Overseas markets offer another enticing opportunity, as games around cricket, soccer, rugby and other sports are not as developed as those in the United States, said Steve Byrd, executive vice president with Stats Inc, which licenses sports content and statistics for almost 90 different sports leagues.
“You get the growing middle class in China and India, with Internet access, they’re going to want to engage with their sports the way that we do,” he said.
In addition, industry executives said the number of fantasy websites is exploding. That expansion will only speed up since the U.S. Supreme Court in June declined to hear the appeal by Major League Baseball of a lower-court ruling that any company has the free-speech right to use the names and performance statistics of famous athletes.
Of course with so many companies out there, there is bound to be a shakeout.
“One out of every 10 sites makes it,” said Rick Wolf, chairman of the Fantasy Sports Association. “For the small companies, it’s very hard to succeed.”
Not everyone is in favor of fantasy sports.

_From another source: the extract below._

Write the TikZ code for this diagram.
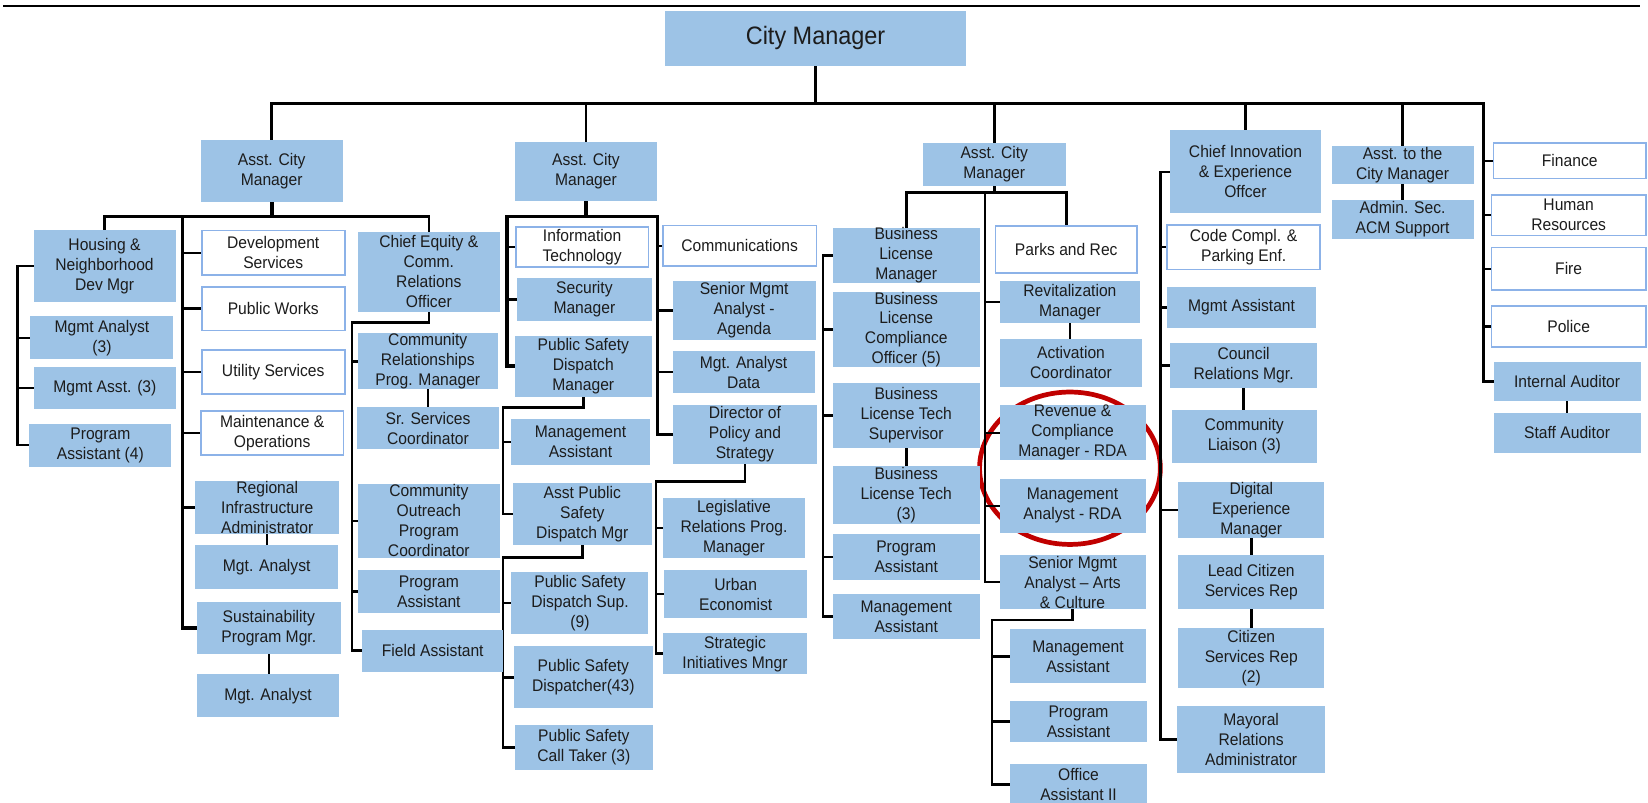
\documentclass[tikz,border=0pt]{standalone}
\usepackage{fontspec}
\setmainfont{Liberation Sans}[FakeStretch=0.93]
\usetikzlibrary{calc}

\definecolor{boxfill}{RGB}{157,195,230}
\definecolor{boxedge}{RGB}{140,178,232}
\definecolor{inkgray}{RGB}{28,28,28}
\definecolor{ringred}{RGB}{192,0,0}

\pgfdeclarelayer{wires}
\pgfsetlayers{wires,main}

% \orgbox{style}{name}{x1}{y1}{x2}{y2}{text}: box given by its corners
\newcommand\orgbox[7]{%
  \node[#1, minimum width={#5-#3}, minimum height={#6-#4}] (#2) at ({(#3+#5)/2},{(#4+#6)/2}) {#7};}

\begin{document}
\begin{tikzpicture}[x=1pt,y=-1pt,
  post/.style={fill=boxfill, inner sep=0pt, outer sep=0pt, align=center,
    text=inkgray, font=\fontsize{16}{19}\selectfont},
  unit/.style={post, fill=white, draw=boxedge, line width=1.5pt},
  head/.style={post, font=\fontsize{24}{27}\selectfont},
  wire/.style={line width=2.4pt, line cap=rect, line join=miter},
  trunk/.style={wire, line width=3.6pt},
]
\useasboundingbox (0,0) rectangle (1568,764);

% ---------------- top level ----------------
\orgbox{head}{cm}{633}{10}{919}{62.5}{City Manager}
\orgbox{post}{acmA}{191}{133}{326}{192}{Asst. City\\Manager}
\orgbox{post}{acmB}{490}{135}{625}{191}{Asst. City\\Manager}
\orgbox{post}{acmC}{878}{136}{1014}{177}{Asst. City\\Manager}
\orgbox{post}{cio}{1113}{124}{1257}{203}{Chief Innovation\\\& Experience\\Offcer}
\orgbox{post}{atcm}{1267}{138.5}{1402}{175.5}{Asst. to the\\City Manager}
\orgbox{post}{adm}{1267}{190}{1402}{227.5}{Admin. Sec.\\ACM Support}
\orgbox{unit}{fin}{1421}{136}{1566}{170}{Finance}
\orgbox{unit}{hr}{1419}{185.5}{1566}{224}{Human\\Resources}
\orgbox{unit}{fire}{1419}{235.5}{1566}{276}{Fire}
\orgbox{unit}{pol}{1419}{291}{1566}{330}{Police}
\orgbox{post}{iaud}{1421}{344}{1561}{382}{Internal Auditor}
\orgbox{post}{saud}{1421}{392.5}{1561}{431}{Staff Auditor}

% ---------------- first ACM ----------------
\orgbox{post}{hous}{32}{219}{167}{287}{Housing \&\\Neighborhood\\Dev Mgr}
\orgbox{post}{ma3}{29}{301}{165}{342}{Mgmt Analyst\\(3)}
\orgbox{post}{mas3}{32}{349}{167.5}{389.5}{Mgmt Asst. (3)}
\orgbox{post}{pa4}{28}{403}{163}{444}{Program\\Assistant (4)}
\orgbox{unit}{dev}{192}{219.5}{328}{261.5}{Development\\Services}
\orgbox{unit}{pw}{192}{273}{328}{314.5}{Public Works}
\orgbox{unit}{us}{192}{333}{328}{375}{Utility Services}
\orgbox{unit}{mo}{191}{391}{327}{433}{Maintenance \&\\Operations}
\orgbox{post}{ria}{186}{457.5}{322.5}{508}{Regional\\Infrastructure\\Administrator}
\orgbox{post}{mga1}{186}{518.5}{321.5}{560}{Mgt. Analyst}
\orgbox{post}{spm}{187.5}{572.5}{324}{622.5}{Sustainability\\Program Mgr.}
\orgbox{post}{mga2}{187.5}{641.5}{322.5}{682.5}{Mgt. Analyst}
\orgbox{post}{ceo}{340.5}{220.5}{475.5}{296.5}{Chief Equity \&\\Comm.\\Relations\\Officer}
\orgbox{post}{crpm}{340.5}{318}{473.5}{369.5}{Community\\Relationships\\Prog. Manager}
\orgbox{post}{ssc}{339.5}{387.5}{475}{427.5}{Sr. Services\\Coordinator}
\orgbox{post}{copc}{340.5}{460.5}{475.5}{530.5}{Community\\Outreach\\Program\\Coordinator}
\orgbox{post}{pa1}{340.5}{542.5}{475.5}{583.5}{Program\\Assistant}
\orgbox{post}{fa}{344.5}{599}{479}{639}{Field Assistant}

% ---------------- second ACM ----------------
\orgbox{unit}{it}{490.7}{215.7}{617}{254}{Information\\Technology}
\orgbox{post}{sm}{492}{264.8}{620}{305}{Security\\Manager}
\orgbox{post}{psdm}{490}{319.7}{620}{377.4}{Public Safety\\Dispatch\\Manager}
\orgbox{post}{mas1}{486.6}{399}{618}{442.4}{Management\\Assistant}
\orgbox{post}{apsd}{488}{459.3}{620}{518.6}{Asst Public\\Safety\\Dispatch Mgr}
\orgbox{post}{psds}{486.6}{544}{617}{603}{Public Safety\\Dispatch Sup.\\(9)}
\orgbox{post}{psd}{489}{614.7}{621}{674}{Public Safety\\Dispatcher(43)}
\orgbox{post}{psct}{490}{690}{621}{732.6}{Public Safety\\Call Taker (3)}
\orgbox{unit}{comm}{630.7}{214.7}{776.8}{253}{Communications}
\orgbox{post}{sma}{640}{267}{776}{323.5}{Senior Mgmt\\Analyst -\\Agenda}
\orgbox{post}{mad}{640}{333.7}{775}{374.2}{Mgt. Analyst\\Data}
\orgbox{post}{dps}{640.5}{385.3}{777}{441.5}{Director of\\Policy and\\Strategy}
\orgbox{post}{lrpm}{630.7}{474}{766}{531}{Legislative\\Relations Prog.\\Manager}
\orgbox{post}{ue}{632}{542.3}{768}{588.3}{Urban\\Economist}
\orgbox{post}{sim}{630.7}{602.6}{768}{641.3}{Strategic\\Initiatives Mngr}

% ---------------- third ACM ----------------
\orgbox{post}{blm}{792.5}{218}{932}{268}{Business\\License\\Manager}
\orgbox{post}{blco}{792.5}{279}{932}{348.2}{Business\\License\\Compliance\\Officer (5)}
\orgbox{post}{blts}{792.5}{364}{932}{426.6}{Business\\License Tech\\Supervisor}
\orgbox{post}{blt}{792.5}{443.4}{932}{498.6}{Business\\License Tech\\(3)}
\orgbox{post}{pa2}{792.5}{508}{932}{552}{Program\\Assistant}
\orgbox{post}{mas2}{792.5}{565.2}{932}{608.3}{Management\\Assistant}
\orgbox{unit}{pr}{947}{215}{1082}{259.5}{Parks and Rec}
\orgbox{post}{rvm}{951}{267}{1085}{307.6}{Revitalization\\Manager}
\orgbox{post}{ac}{951}{322.5}{1087}{368}{Activation\\Coordinator}
\orgbox{post}{rcm}{951}{386}{1090}{437.7}{Revenue \&\\Compliance\\Manager - RDA}
\orgbox{post}{mar}{951}{455.8}{1090}{506.8}{Management\\Analyst - RDA}
\orgbox{post}{smac}{951}{528}{1090}{579.7}{Senior Mgmt\\Analyst – Arts\\\& Culture}
\orgbox{post}{mas3b}{961.3}{598.8}{1090}{650.2}{Management\\Assistant}
\orgbox{post}{pa3}{961.3}{667}{1091}{705.7}{Program\\Assistant}
\orgbox{post}{oa}{961.3}{727.2}{1091}{766}{Office\\Assistant II}

% ---------------- innovation office ----------------
\orgbox{unit}{ccpe}{1110.6}{214}{1256}{256.3}{Code Compl. \&\\Parking Enf.}
\orgbox{post}{mga3}{1110.6}{273.4}{1252}{311.8}{Mgmt Assistant}
\orgbox{post}{crm}{1113.5}{326}{1253}{369.5}{Council\\Relations Mgr.}
\orgbox{post}{cl3}{1114.7}{390}{1253}{440.8}{Community\\Liaison (3)}
\orgbox{post}{dem}{1121}{459.2}{1260}{511}{Digital\\Experience\\Manager}
\orgbox{post}{lcsr}{1121}{528}{1260}{579.7}{Lead Citizen\\Services Rep}
\orgbox{post}{csr}{1121}{597.8}{1260}{654.9}{Citizen\\Services Rep\\(2)}
\orgbox{post}{mra}{1119.8}{671.7}{1261}{735.8}{Mayoral\\Relations\\Administrator}

\begin{pgfonlayer}{wires}
  \fill[white] (0,0) rectangle (1568,764);
  % highlight ring round the two RDA posts
  \draw[ringred, line width=4.5pt] (1018,445.5) ellipse [x radius=86, y radius=72.5];

  % page rule
  \coordinate (ruleL) at (3,5.7);
  \coordinate (ruleR) at (1560,5.7);
  \draw[line width=2.3pt] (ruleL) -- (ruleR);

  % top bus
  \coordinate (busL) at (258.5,98.5);
  \coordinate (busR) at (1411.5,98.5);
  \draw[wire] (busL) -- (busR);
  \draw[trunk] (cm.south) -- (cm.south |- busL);
  \draw[wire] (acmA.north) -- (acmA.north |- busL);
  \draw[wire] (acmB.north) -- (acmB.north |- busL);
  \draw[wire] (acmC.north) -- (acmC.north |- busL);
  \draw[wire] (cio.north) -- (cio.north |- busL);
  \draw[wire] (atcm.north) -- (atcm.north |- busL);
  \draw[wire] (atcm.south) -- (atcm.south |- adm.north);
  \draw[wire] (busR) |- (iaud.west);
  \foreach \n in {fin,hr,fire,pol} \draw[wire] (\n.west) -- (\n.west -| busR);
  \draw[wire] (iaud.south) -- (iaud.south |- saud.north);

  % first ACM
  \coordinate (aY) at (0,206);
  \coordinate (aT) at (173.6,206);
  \draw[trunk] (acmA.south) -- (acmA.south |- aY) -- (aT) -- (aT |- spm.west) -- (spm.west);
  \draw[wire] (hous.north) |- (aT);
  \draw[wire] (ceo.north) |- (acmA.south |- aY);
  \foreach \n in {dev,pw,us,mo,ria} \draw[wire] (\n.west) -- (\n.west -| aT);
  \draw[wire] (ria.south) -- (ria.south |- mga1.north);
  \draw[wire] (spm.south) -- (spm.south |- mga2.north);
  \coordinate (hT) at (16.7,0);
  \draw[wire] (hous.west) -- (hous.west -| hT) |- (pa4.west);
  \foreach \n in {ma3,mas3} \draw[wire] (\n.west) -- (\n.west -| hT);
  \coordinate (cT) at (335,306.7);
  \draw[wire] (ceo.south) |- (cT) -- (cT |- fa.west) -- (fa.west);
  \foreach \n in {crpm,copc,pa1} \draw[wire] (\n.west) -- (\n.west -| cT);
  \draw[wire] (crpm.south) -- (crpm.south |- ssc.north);

  % second ACM
  \coordinate (bL) at (482.5,206);
  \coordinate (bR) at (625.6,206);
  \draw[trunk] (acmB.south) -- (acmB.south |- bL) -- (bL) -- (bL |- psdm.west) -- (psdm.west);
  \draw[wire] (acmB.south |- bR) -- (bR) -- (bR |- dps.west) -- (dps.west);
  \foreach \n in {it,sm} \draw[wire] (\n.west) -- (\n.west -| bL);
  \foreach \n in {comm,sma,mad} \draw[wire] (\n.west) -- (\n.west -| bR);
  \coordinate (pT) at (478.8,387.6);
  \draw[wire] (psdm.south) |- (pT) -- (pT |- apsd.west) -- (apsd.west);
  \draw[wire] (mas1.west) -- (mas1.west -| pT);
  \coordinate (qT) at (478.8,530.3);
  \draw[wire] (apsd.south) |- (qT) -- (qT |- psct.west) -- (psct.west);
  \foreach \n in {psds,psd} \draw[wire] (\n.west) -- (\n.west -| qT);
  \coordinate (dT) at (624,458.3);
  \draw[wire] (dps.south) |- (dT) -- (dT |- sim.west) -- (sim.west);
  \foreach \n in {lrpm,ue} \draw[wire] (\n.west) -- (\n.west -| dT);

  % third ACM
  \coordinate (cY) at (946,183);
  \draw[wire] (acmC.south) -- (acmC.south |- cY);
  \draw[wire] (blm.north) |- (cY) -| (pr.north);
  \coordinate (rT) at (937,183);
  \draw[wire] (rT) -- (rT |- smac.west) -- (smac.west);
  \foreach \n in {rvm,rcm,mar} \draw[wire] (\n.west) -- (\n.west -| rT);
  \draw[wire] (rvm.south) -- (rvm.south |- ac.north);
  \coordinate (bT) at (783,0);
  \draw[wire] (blm.west) -- (blm.west -| bT) |- (mas2.west);
  \foreach \n in {blco,blts,pa2} \draw[wire] (\n.west) -- (\n.west -| bT);
  \draw[wire] (blts.south) -- (blts.south |- blt.north);
  \coordinate (sT) at (944,590);
  \draw[wire] (smac.south) |- (sT) -- (sT |- oa.west) -- (oa.west);
  \foreach \n in {mas3b,pa3} \draw[wire] (\n.west) -- (\n.west -| sT);

  % innovation office
  \coordinate (iT) at (1104,0);
  \draw[wire] (cio.west) -- (cio.west -| iT) |- (mra.west);
  \foreach \n in {ccpe,mga3,crm,dem} \draw[wire] (\n.west) -- (\n.west -| iT);
  \draw[wire] (crm.south) -- (crm.south |- cl3.north);
  \draw[wire] (dem.south) -- (dem.south |- lcsr.north);
  \draw[wire] (lcsr.south) -- (lcsr.south |- csr.north);
\end{pgfonlayer}
\end{tikzpicture}
\end{document}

“I am the flat-earth society on this one,” said Dave Zirin, sports writer for The Nation, a left-wing magazine. “It’s a very atomizing experience to live in the United States at times and so sports is one of those few ways where we’re able to get a sense of collective joy. Fantasy sports runs counter to that.”
Allison Lodish just wants her husband back. She launched Women Against Fantasy Sports ( womenagainstfantasysports.com ) in August as a forum for frustrated spouses. The site's top-selling item is women's underwear with the slogan: "Closed for the fantasy season."